Starmet Ventures Announces Convertible Debenture Financing

Starmet Secures $4M Lifeline Financing as Cash Burn Outpaces Operations

Executive Summary
  • Starmet Ventures announced a non-brokered private placement of up to $4,000,000 in unsecured convertible debentures on March 25, 2026.
  • The debentures carry a 10% annual interest rate, calculated monthly, with interest payable annually in cash or accrued for conversion.
  • Maturity is set at the earlier of two years from issuance or the date the company's securities begin trading on NASDAQ.
  • Conversion terms are fixed at $0.35 per unit, with each unit comprising one common share and one warrant exercisable at $0.40 for 24 months from issuance.
  • The company may prepay principal and accrued interest without penalty with 14 days' notice.
  • Proceeds are designated strictly for general working capital.
  • A finder's fee of 8% in cash and 12.5% in units (upon conversion) may be paid to qualifying parties.

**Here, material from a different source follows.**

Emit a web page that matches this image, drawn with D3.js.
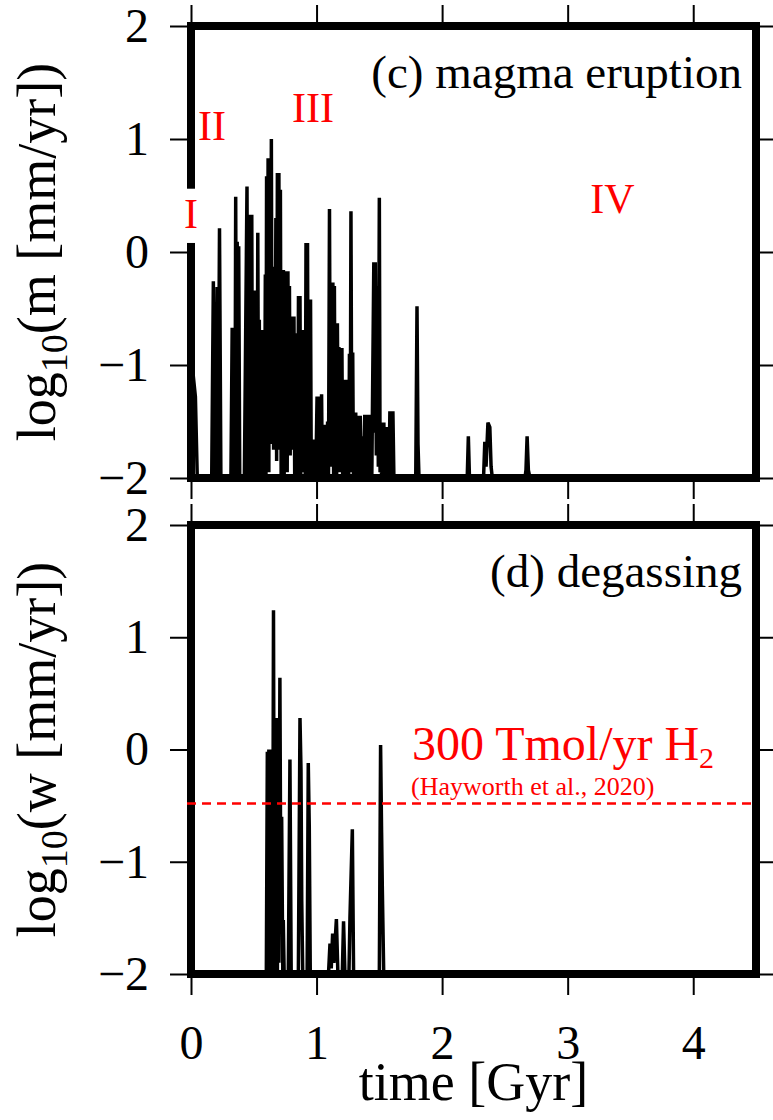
<!DOCTYPE html>
<html>
<head>
<meta charset="utf-8">
<script src="https://cdn.jsdelivr.net/npm/d3@7"></script>
<style>
  html, body { margin: 0; padding: 0; background: #fff; }
  svg { display: block; }
</style>
</head>
<body>
<svg id="chart" width="773" height="1120"></svg>
<script>
// Tick values
const timeTicks = [0, 1, 2, 3, 4];
const logTicks = [-2, -1, 0, 1, 2];

// (c) magma eruption rate: [time (Gyr), log10(m [mm/yr])]
const eruptionPoints = [
  [0.000, -0.90], [0.035, -1.28], [0.050, -2.00],
  [0.165, -2.00], [0.178, -0.26], [0.190, -2.00], [0.200, -2.00], [0.208, -0.31],
  [0.216, -2.00], [0.227, 0.21], [0.238, -2.00],
  [0.318, -2.00], [0.328, -0.67], [0.336, -2.00], [0.343, -0.70], [0.350, -2.00],
  [0.356, 0.49], [0.362, -2.00], [0.368, 0.09], [0.374, -2.00], [0.380, 0.05], [0.388, -2.00],
  [0.425, -2.00], [0.446, 0.58], [0.453, -2.00], [0.460, -0.80], [0.466, -2.00],
  [0.472, 0.33], [0.478, -1.95], [0.484, 0.33], [0.490, -2.00], [0.496, -0.34],
  [0.502, -1.90], [0.508, -0.34], [0.514, -2.00], [0.520, -0.50], [0.526, -2.00],
  [0.532, 0.17], [0.538, -1.90], [0.544, -0.60], [0.550, -2.00], [0.556, -0.69],
  [0.562, -1.95], [0.568, -0.69], [0.574, -2.00], [0.580, -0.75], [0.586, -1.90],
  [0.592, -0.20], [0.597, -2.00], [0.602, 0.67], [0.608, -1.80], [0.614, 0.83],
  [0.620, -1.95], [0.626, 0.83], [0.633, -1.70], [0.640, 1.00], [0.646, -1.65],
  [0.652, -0.13], [0.658, -1.75], [0.664, -0.13], [0.670, -1.60], [0.676, 0.30],
  [0.682, -1.85], [0.688, 0.70], [0.694, -1.70], [0.700, 0.70], [0.706, -1.75],
  [0.712, 0.55], [0.718, -2.00], [0.724, -0.16], [0.730, -1.90], [0.736, -0.16],
  [0.742, -2.00], [0.748, -0.17], [0.754, -1.13], [0.760, -0.17], [0.766, -1.95],
  [0.772, -0.17], [0.778, -1.75], [0.784, -0.30], [0.790, -1.80], [0.796, -0.57],
  [0.802, -1.70], [0.808, -0.57], [0.814, -1.75], [0.820, -0.57], [0.826, -2.00],
  [0.832, -0.72], [0.838, -1.90], [0.844, -0.72], [0.850, -2.00], [0.856, -0.39],
  [0.862, -1.90], [0.868, -0.39], [0.874, -2.00], [0.880, -0.69], [0.886, -1.80],
  [0.892, -0.69], [0.898, -1.95], [0.904, -0.80], [0.910, -2.00], [0.916, 0.08],
  [0.922, -1.90], [0.928, 0.08], [0.934, -2.00], [0.940, -0.42], [0.946, -1.90],
  [0.952, -0.42], [0.958, -2.00],
  [0.964, -1.66], [0.970, -2.00], [0.976, -1.70], [0.982, -1.95], [0.988, -1.66],
  [0.994, -2.00], [1.004, -1.28], [1.010, -1.90], [1.016, -1.30], [1.022, -2.00],
  [1.028, -1.28], [1.034, -1.85], [1.040, -1.26], [1.046, -2.00], [1.052, -1.53],
  [1.058, -1.95], [1.064, -1.53], [1.070, -2.00], [1.076, -1.55], [1.082, -1.90],
  [1.088, -1.50], [1.095, -2.00], [1.103, 0.38], [1.110, -1.90], [1.118, -0.27],
  [1.124, -1.80], [1.130, -0.27], [1.136, -2.00], [1.142, -0.30], [1.148, -1.85],
  [1.154, -0.63], [1.160, -2.00], [1.166, -0.63], [1.172, -1.70], [1.178, -0.84],
  [1.184, -1.95], [1.190, -0.85], [1.196, -1.80], [1.202, -0.85], [1.208, -2.00],
  [1.214, -1.13], [1.220, -1.90], [1.226, -1.13], [1.232, -2.00], [1.238, -1.13],
  [1.244, -1.85], [1.250, -1.20], [1.256, -2.00], [1.262, -0.90], [1.268, -1.90],
  [1.274, 0.36], [1.281, -1.95], [1.288, -0.89], [1.294, -2.00], [1.300, -1.42],
  [1.306, -1.80], [1.312, -1.42], [1.318, -2.00], [1.324, -1.45], [1.330, -1.85],
  [1.336, -1.45], [1.342, -2.00], [1.348, -1.45], [1.354, -1.80], [1.360, -1.63],
  [1.366, -2.00], [1.372, -1.63], [1.378, -1.90], [1.384, -1.44], [1.390, -2.00],
  [1.396, -1.44], [1.402, -1.85], [1.408, -1.44], [1.414, -2.00], [1.420, -1.44],
  [1.426, -1.90], [1.432, -1.60], [1.440, -2.00], [1.456, -0.09], [1.462, -1.60],
  [1.468, -0.09], [1.476, -1.80], [1.484, -0.30], [1.492, -1.90], [1.500, 0.48],
  [1.506, -1.95], [1.512, -1.51], [1.518, -2.00], [1.524, -1.51], [1.530, -1.85],
  [1.536, -1.51], [1.542, -2.00], [1.548, -1.55], [1.554, -1.90], [1.560, -1.55],
  [1.566, -2.00], [1.572, -1.55], [1.578, -1.90], [1.584, -1.41], [1.590, -2.00],
  [1.596, -1.41], [1.602, -1.80], [1.608, -1.41], [1.616, -2.00],
  [1.790, -2.00], [1.800, -0.48], [1.808, -1.70], [1.816, -2.00],
  [2.200, -2.00], [2.209, -1.63], [2.218, -2.00],
  [2.330, -2.00], [2.340, -1.68], [2.350, -1.90], [2.365, -1.51], [2.380, -1.55],
  [2.390, -1.90], [2.400, -2.00],
  [2.660, -2.00], [2.668, -1.93], [2.677, -1.63], [2.687, -1.93], [2.700, -2.00],
  [4.500, -2.00]
];

// (d) degassing rate: [time (Gyr), log10(w [mm/yr])]
const degassingPoints = [
  [0.000, -2.00], [0.600, -2.00], [0.608, -0.02], [0.614, -2.00], [0.620, 0.00],
  [0.626, -1.90], [0.632, 0.00], [0.638, -2.00], [0.644, -0.10], [0.650, -2.00],
  [0.657, 1.24], [0.664, -2.00], [0.670, 0.28], [0.676, -1.90], [0.682, 0.28],
  [0.688, -2.00], [0.694, 0.20], [0.700, -1.90], [0.708, 0.64], [0.716, -1.52],
  [0.722, -0.60], [0.728, -1.52], [0.731, -2.00], [0.735, -1.52], [0.742, -2.00],
  [0.775, -2.00], [0.788, -0.09], [0.798, -2.00],
  [0.855, -2.00], [0.868, 0.28], [0.876, -0.18], [0.882, -1.35], [0.890, -2.00],
  [0.925, -2.00], [0.934, -0.12], [0.942, -0.69], [0.950, -2.00],
  [1.095, -2.00], [1.107, -1.73], [1.117, -1.95], [1.128, -1.64], [1.138, -1.90],
  [1.158, -1.51], [1.170, -2.00],
  [1.205, -2.00], [1.215, -1.53], [1.226, -2.00],
  [1.258, -2.00], [1.266, -1.50], [1.285, -0.71], [1.295, -2.00],
  [1.500, -2.00], [1.510, 0.04], [1.518, -0.74], [1.524, -1.25], [1.535, -2.00],
  [4.500, -2.00]
];

// Reference H2 flux level (300 Tmol/yr H2) expressed as log10(w)
const hayworthLevel = -0.48;

const SERIF = "'Liberation Serif', 'Times New Roman', Times, serif";
const svg = d3.select("#chart");

const x = d3.scaleLinear().domain([0, 4.5]).range([191, 756]);

const panels = [
  { key: "c", top: 26, bottom: 478, data: eruptionPoints,
    label: "(c) magma eruption", sym: "m", timeLabels: false },
  { key: "d", top: 525, bottom: 974, data: degassingPoints,
    label: "(d) degassing", sym: "w", timeLabels: true }
];

const fmtLog = d => (d < 0 ? "\u2212" + Math.abs(d) : String(d));

function styleAxis(sel, labelled) {
  sel.select(".domain").remove();
  sel.selectAll(".tick line").attr("stroke", "#000").attr("stroke-width", 2);
  if (labelled) {
    sel.selectAll(".tick text")
      .attr("font-family", SERIF).attr("font-size", 48).attr("fill", "#000");
  } else {
    sel.selectAll(".tick text").remove();
  }
}

panels.forEach(p => {
  const y = d3.scaleLinear().domain([-2, 2]).range([p.bottom, p.top]);
  const g = svg.append("g").attr("class", "panel-" + p.key);

  g.append("clipPath").attr("id", "clip-" + p.key)
    .append("rect")
    .attr("x", x.range()[0]).attr("y", p.top)
    .attr("width", x.range()[1] - x.range()[0]).attr("height", p.bottom - p.top);

  // time series
  const line = d3.line()
    .x(d => x(d[0]))
    .y(d => y(d[1]));
  g.append("path")
    .datum(p.data)
    .attr("d", line)
    .attr("fill", "none")
    .attr("stroke", "#000")
    .attr("stroke-width", 3.5)
    .attr("stroke-linejoin", "bevel")
    .attr("clip-path", `url(#clip-${p.key})`);

  // outward ticks on all four sides
  g.append("g").attr("transform", `translate(${x.range()[0]},0)`)
    .call(d3.axisLeft(y).tickValues(logTicks).tickSize(21).tickPadding(21).tickFormat(fmtLog))
    .call(s => styleAxis(s, true));
  g.append("g").attr("transform", `translate(${x.range()[1]},0)`)
    .call(d3.axisRight(y).tickValues(logTicks).tickSize(21))
    .call(s => styleAxis(s, false));
  g.append("g").attr("transform", `translate(0,${p.top})`)
    .call(d3.axisTop(x).tickValues(timeTicks).tickSize(21))
    .call(s => styleAxis(s, false));
  g.append("g").attr("transform", `translate(0,${p.bottom})`)
    .call(d3.axisBottom(x).tickValues(timeTicks).tickSize(21).tickPadding(30).tickFormat(d3.format("d")))
    .call(s => styleAxis(s, p.timeLabels));

  // heavy frame
  g.append("rect")
    .attr("x", x.range()[0]).attr("y", p.top)
    .attr("width", x.range()[1] - x.range()[0]).attr("height", p.bottom - p.top)
    .attr("fill", "none").attr("stroke", "#000").attr("stroke-width", 8);

  // panel title
  g.append("text")
    .attr("x", 742).attr("y", p.top + 62)
    .attr("text-anchor", "end")
    .attr("font-family", SERIF).attr("font-size", 47).attr("fill", "#000")
    .text(p.label);

  // y-axis title with subscript
  const yt = g.append("text")
    .attr("transform", `translate(55,${(p.top + p.bottom) / 2}) rotate(-90)`)
    .attr("text-anchor", "middle")
    .attr("font-family", SERIF).attr("font-size", 54).attr("fill", "#000");
  yt.append("tspan").text("log");
  yt.append("tspan").attr("font-size", 38).attr("dy", 12).text("10");
  yt.append("tspan").attr("dy", -12).text(`(${p.sym} [mm/yr])`);

  p.y = y;
});

// stage markers in panel (c)
const yc = panels[0].y;
const red = "#ff0000";
svg.append("rect")
  .attr("x", x(0) - 11).attr("y", yc(0.56)).attr("width", 22).attr("height", yc(0.08) - yc(0.56))
  .attr("fill", "#fff");
const stage = (label, t, v, anchor) => svg.append("text")
  .attr("x", x(t)).attr("y", yc(v))
  .attr("text-anchor", anchor)
  .attr("font-family", SERIF).attr("font-size", 42).attr("fill", red)
  .text(label);
stage("I", 0, 0.21, "middle");
stage("II", 0.056, 0.99, "start");
stage("III", 0.805, 1.15, "start");
stage("IV", 3.18, 0.345, "start");

// H2 flux reference in panel (d)
const yd = panels[1].y;
svg.append("line")
  .attr("x1", x.range()[0] - 4).attr("x2", x.range()[1])
  .attr("y1", yd(hayworthLevel)).attr("y2", yd(hayworthLevel))
  .attr("stroke", red).attr("stroke-width", 2.5).attr("stroke-dasharray", "9,6");
const h2 = svg.append("text")
  .attr("x", 412).attr("y", 760)
  .attr("font-family", SERIF).attr("font-size", 48).attr("fill", red);
h2.append("tspan").text("300 Tmol/yr H");
h2.append("tspan").attr("font-size", 30).attr("dy", 8).text("2");
svg.append("text")
  .attr("x", 411).attr("y", 795)
  .attr("font-family", SERIF).attr("font-size", 26).attr("fill", red)
  .text("(Hayworth et al., 2020)");

// shared time axis title
svg.append("text")
  .attr("x", (x.range()[0] + x.range()[1]) / 2).attr("y", 1100)
  .attr("text-anchor", "middle")
  .attr("font-family", SERIF).attr("font-size", 54).attr("fill", "#000")
  .text("time [Gyr]");
</script>
</body>
</html>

  • The offering is subject to CSE approval and carries a standard four-month-plus-one-day Canadian statutory hold period.
Material Impact
  • The financing is a direct response to a severe liquidity deficit. Interim financials from September 30, 2025, show cash of only $31,295 against a nine-month net loss of $1.45 million.
  • The $0.35 conversion price sits above the current trading price of $0.26, which temporarily shields shareholders from immediate dilution. However, if the stock remains below $0.35, the company faces a hard 10% cash interest obligation on up to $4 million, adding ~$400,000 annually to its burn rate.
  • The NASDAQ listing maturity trigger is highly speculative given the company's current micro-cap status, lack of revenue, and early-stage exploration focus. This effectively makes the debenture a two-year debt instrument with a high coupon.
  • The news is expected and necessary for survival rather than transformative. It does not advance core projects, secure strategic partnerships, or alter the fundamental risk profile. It is a standard working capital raise for a distressed micro-cap.
STAR · Price
Company Overview
  • Starmet Ventures Inc. (formerly SaveCann Solutions Inc.) operates as a junior exploration and clean energy investment vehicle.
  • Flagship Asset: JPL Project, Nevada, USA. The company holds a 100% interest in unpatented mining claims, subject to a 3% production royalty. The property is currently held under an option agreement requiring a $1,000,000 USD payment to secure full ownership.
  • Secondary Asset: 30% profit rights in Solterra Renewable Energy Ltd.'s Battery Energy Storage System project in Germany, acquired for $420,000. This remains a passive, non-operating investment with unclear near-term monetization pathways.
  • Forfeited Asset: Ear Falls, Ontario (302 claims) was forfeited in August 2025 due to failure to perform required annual assessment work, highlighting execution and capital allocation risks.